When it would rise up inside me, my inner critic would feed my head phrases that spliced me like a paper shredder: “You’re not good enough.” “You have not evolved at all if you can still get angry.” “How can you feel that way about that person?” “You must be a bad person after all.” My reactions turned into pure judgement and condemnation of myself.

It’s no wonder too. When I was a child, I experienced the unhealthy misuse of anger. One of my crimes? Refusing to smile for a family photograph. I remember crying in my room for hours after the picture was taken, because of the devastating anger that got thrown my way. I felt blamed and shamed for ruining a picture. To this day, I look at that family photo and cringe at the repercussions of exerting my will.

Then an educator and consultant, Sibylle Ingeborg Preuschat, taught me a new way to look at anger—and I can’t see it the same way ever since.

She explained that our emotions give us vital information about the way we are perceiving the world. They can teach us when things are out of alignment, when we need to let go of something, or when something needs to change, among other signals.

Anger itself has a purpose and a function, she explains, and that is to create boundaries around us. When someone or something crosses our boundaries, we get mad.

Our personal boundaries define our identity in a physical world, ” Sibylle explained in an email. “When our boundaries work properly, they operate like a filter, allowing us to receive what’s beneficial to us, and keeping out what isn’t.”

Sibylle likes to use the metaphor of a guard dog to express how our anger works.

A well trained guard dog patrols the fence and yard around a home. If someone tries to climb the fence, the dog will go on high alert and start barking—that’s similar to our anger being activated. If someone knocks at the gate and you, the owner of the home, let that person in, the dog will accept that person’s presence,” she said. “A guard dog that is doing its job right won’t jump over the fence to bite someone on the other side, even if they’re making threatening noises, and it won’t run into the house to attack its owner either. When our anger ‘jumps our personal fence’ or implodes on us, it becomes destructive. Properly handled anger, though, is indispensable to a happy life. It allows us to build strong, healthy relationships with others.”

She also wrote this to me (reprinted with permission):

Our anger, like our spine, for example, is always with us, it’s basically a “body part,” and giving it its proper place and function is like having good “emotional posture.” When the anger stays where it belongs, in the space between your skin and the inside of the membrane, it will alert you to potential trouble and give you fuel and inspiration for dealing with the trouble, without harming you or anyone else.

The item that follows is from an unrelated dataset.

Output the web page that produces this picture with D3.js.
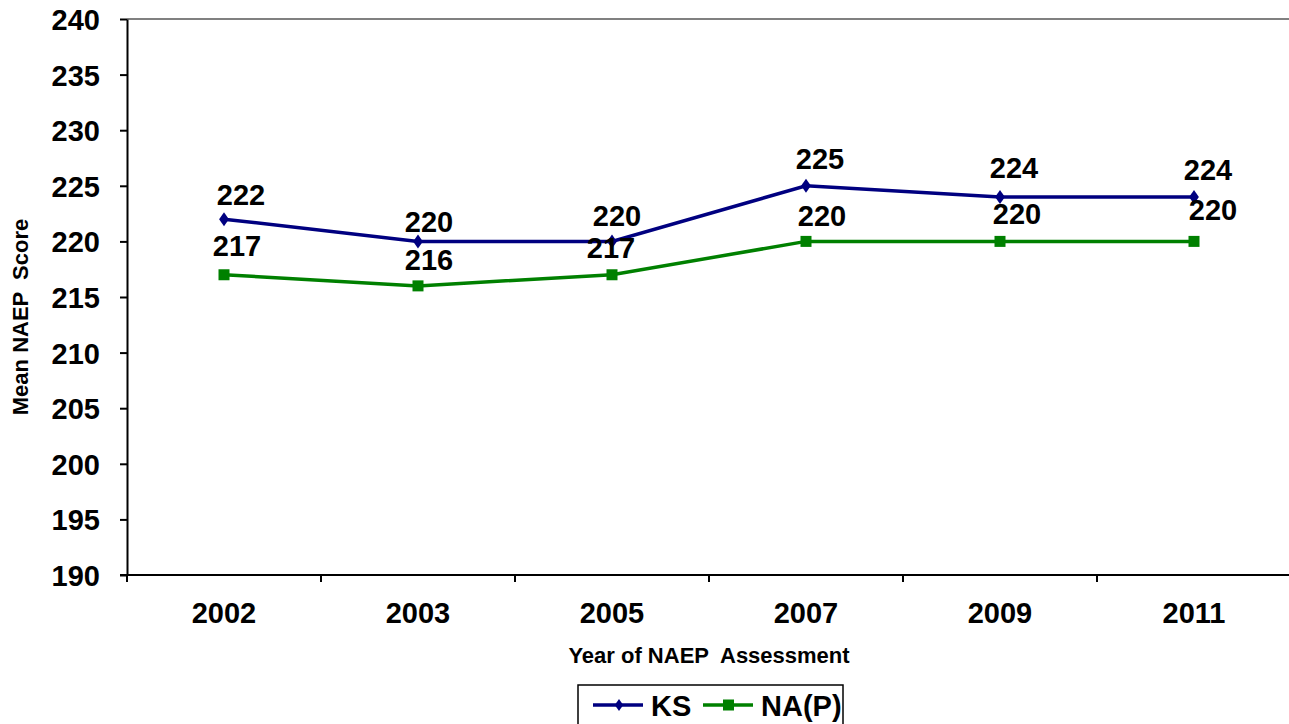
<!DOCTYPE html>
<html><head><meta charset="utf-8">
<script src="https://cdn.jsdelivr.net/npm/d3@7"></script>
<style>
html,body{margin:0;padding:0;background:#fff;}
svg{display:block;font-family:"Liberation Sans",Arial,sans-serif;}
</style></head>
<body>
<svg id="chart" width="1289" height="724"></svg>
<script>
const years = ["2002","2003","2005","2007","2009","2011"];
const ksValues = [222, 220, 220, 225, 224, 224];
const napValues = [217, 216, 217, 220, 220, 220];
const yTicks = [190,195,200,205,210,215,220,225,230,235,240];
const seriesNames = ["KS","NA(P)"];

const svg = d3.select("#chart");
const L = 127, T = 19, R = 1291, B = 575;
const x = d3.scaleBand().domain(years).range([L, R]).padding(0);
const y = d3.scaleLinear().domain([190, 240]).range([B, T]);

// plot border (top and right, gray)
svg.append("path").attr("d", `M${L},${T}H${R}V${B}`).attr("fill","none")
  .attr("stroke","#808080").attr("stroke-width",2);

// Y axis
const yAxis = d3.axisLeft(y).tickValues(yTicks).tickSize(7).tickPadding(20).tickSizeOuter(0);
const gy = svg.append("g").attr("transform",`translate(${L},0)`).call(yAxis);
gy.select(".domain").attr("stroke","#000").attr("stroke-width",2);
gy.selectAll(".tick line").attr("stroke","#000").attr("stroke-width",2);
gy.selectAll(".tick text").attr("font-size",29).attr("font-weight","bold").attr("fill","#000")
  .attr("font-family","Liberation Sans, Arial, sans-serif").attr("dy","0.36em");

// X axis: line + tick marks at band edges + labels at centers
const gx = svg.append("g").attr("transform",`translate(0,${B})`);
gx.append("line").attr("x1",L-7).attr("x2",R).attr("y1",0).attr("y2",0).attr("stroke","#000").attr("stroke-width",2);
const edges = years.map(d => x(d)).concat([x(years[years.length-1]) + x.bandwidth()]);
gx.selectAll("line.edge").data(edges).enter().append("line").attr("class","edge")
  .attr("x1",d=>d).attr("x2",d=>d).attr("y1",0).attr("y2",7).attr("stroke","#000").attr("stroke-width",2);
gx.selectAll("text.xl").data(years).enter().append("text").attr("class","xl")
  .attr("x",d=>x(d)+x.bandwidth()/2).attr("y",48).attr("text-anchor","middle")
  .attr("font-size",29).attr("font-weight","bold").text(d=>d);

// Axis titles
svg.append("text").attr("x",709).attr("y",663).attr("text-anchor","middle")
  .attr("font-size",22).attr("font-weight","bold").attr("xml:space","preserve").text("Year of NAEP  Assessment");
svg.append("text").attr("transform","translate(28,317) rotate(-90)").attr("text-anchor","middle")
  .attr("font-size",22).attr("font-weight","bold").attr("xml:space","preserve").text("Mean NAEP  Score");

const cx = d => x(d) + x.bandwidth()/2;
const line = d3.line().x(d=>cx(d.year)).y(d=>y(d.v));
const ks = years.map((yr,i)=>({year:yr,v:ksValues[i]}));
const nap = years.map((yr,i)=>({year:yr,v:napValues[i]}));

const colors = {KS:"#000080", NAP:"#008000"};
svg.append("path").datum(nap).attr("d",line).attr("fill","none").attr("stroke",colors.NAP).attr("stroke-width",3.5);
svg.append("path").datum(ks).attr("d",line).attr("fill","none").attr("stroke",colors.KS).attr("stroke-width",3.5);

const diamond = (s) => `M0,${-s}L${s*0.7},0L0,${s}L${-s*0.7},0Z`;
svg.selectAll("rect.nap").data(nap).enter().append("rect").attr("class","nap")
  .attr("x",d=>cx(d.year)-5.5).attr("y",d=>y(d.v)-5.5).attr("width",11).attr("height",11).attr("fill",colors.NAP);
svg.selectAll("path.ksm").data(ks).enter().append("path").attr("class","ksm")
  .attr("transform",d=>`translate(${cx(d.year)},${y(d.v)})`).attr("d",diamond(7)).attr("fill",colors.KS);

// data labels (label nudges for Excel-like placement)
const ksNudge = [[17,-14],[11,-9],[5,-15],[14,-17],[14,-19],[14,-17]];
const napNudge = [[13,-19],[11,-16],[-1,-17],[16,-15],[17,-17],[19,-21]];
svg.selectAll("text.ksl").data(ks).enter().append("text").attr("class","ksl")
  .attr("x",(d,i)=>cx(d.year)+ksNudge[i][0]).attr("y",(d,i)=>y(d.v)+ksNudge[i][1])
  .attr("text-anchor","middle").attr("font-size",29).attr("font-weight","bold").text(d=>d.v);
svg.selectAll("text.napl").data(nap).enter().append("text").attr("class","napl")
  .attr("x",(d,i)=>cx(d.year)+napNudge[i][0]).attr("y",(d,i)=>y(d.v)+napNudge[i][1])
  .attr("text-anchor","middle").attr("font-size",29).attr("font-weight","bold").text(d=>d.v);

// legend
const lg = svg.append("g");
lg.append("rect").attr("x",578).attr("y",685).attr("width",265).attr("height",50)
  .attr("fill","#fff").attr("stroke","#000").attr("stroke-width",1.5);
const legendItems = [
  {name:seriesNames[0], color:colors.KS, x0:593, type:"d"},
  {name:seriesNames[1], color:colors.NAP, x0:703, type:"s"}
];
legendItems.forEach(it=>{
  lg.append("line").attr("x1",it.x0).attr("x2",it.x0+50).attr("y1",705).attr("y2",705)
    .attr("stroke",it.color).attr("stroke-width",3.5);
  if(it.type==="d") lg.append("path").attr("transform",`translate(${it.x0+26},705)`).attr("d",diamond(6)).attr("fill",it.color);
  else lg.append("rect").attr("x",it.x0+20).attr("y",699.5).attr("width",11).attr("height",11).attr("fill",it.color);
  lg.append("text").attr("x",it.x0+58).attr("y",715.5).attr("font-size",29).attr("font-weight","bold").text(it.name);
});
</script>
</body></html>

If we are feeling very angry, that space inside [our personal boundaries] can be filled with intensity… and so long as we keep the anger in that space, it will eventually help us find a creative, effective, and safe resolution.”

The example that immediately comes to my mind is when I start getting angry at my children. I’ve always known that when that happens, I need to take time for myself apart from the family. Now I can acknowledge that my boundaries were not being met and that I did, indeed, require space.

The understanding of anger as purposeful gives me permission to feel it, honor it, and know where it’s coming from. It is not anger in the form that we have learned to view it, but rather an evolved view of anger that allows me to breathe steam out of me and use it to create personal protective space. Working with my anger in a healthy way means that nobody gets hurt—including me.

If you’d like to know more about this topic, Sibylle recommends the book The Language of Emotions by Karla McLaren, that delves into the constructive purpose of our emotions.

the language of emotions

Sibylle notes that years ago she concluded that there are no “negative” or “positive” emotions, and that all emotions arise to give us information and guidance. She was so excited to discover Karla McLaren’s book, which validated her own intuition and explains this viewpoint in great depth. Karla’s book brims with useful tools and techniques for making the most of our emotions. Now that I’m reading it too, I feel extremely validated in feeling the gamut of my emotional self.

There are many tools to keep anger in its right place, so that it’s not pent up inside the body ready to explode, like a dog that hasn’t been outside for days. The key is to become highly attuned to your emotional states, learn to identify them, and then use them constructively.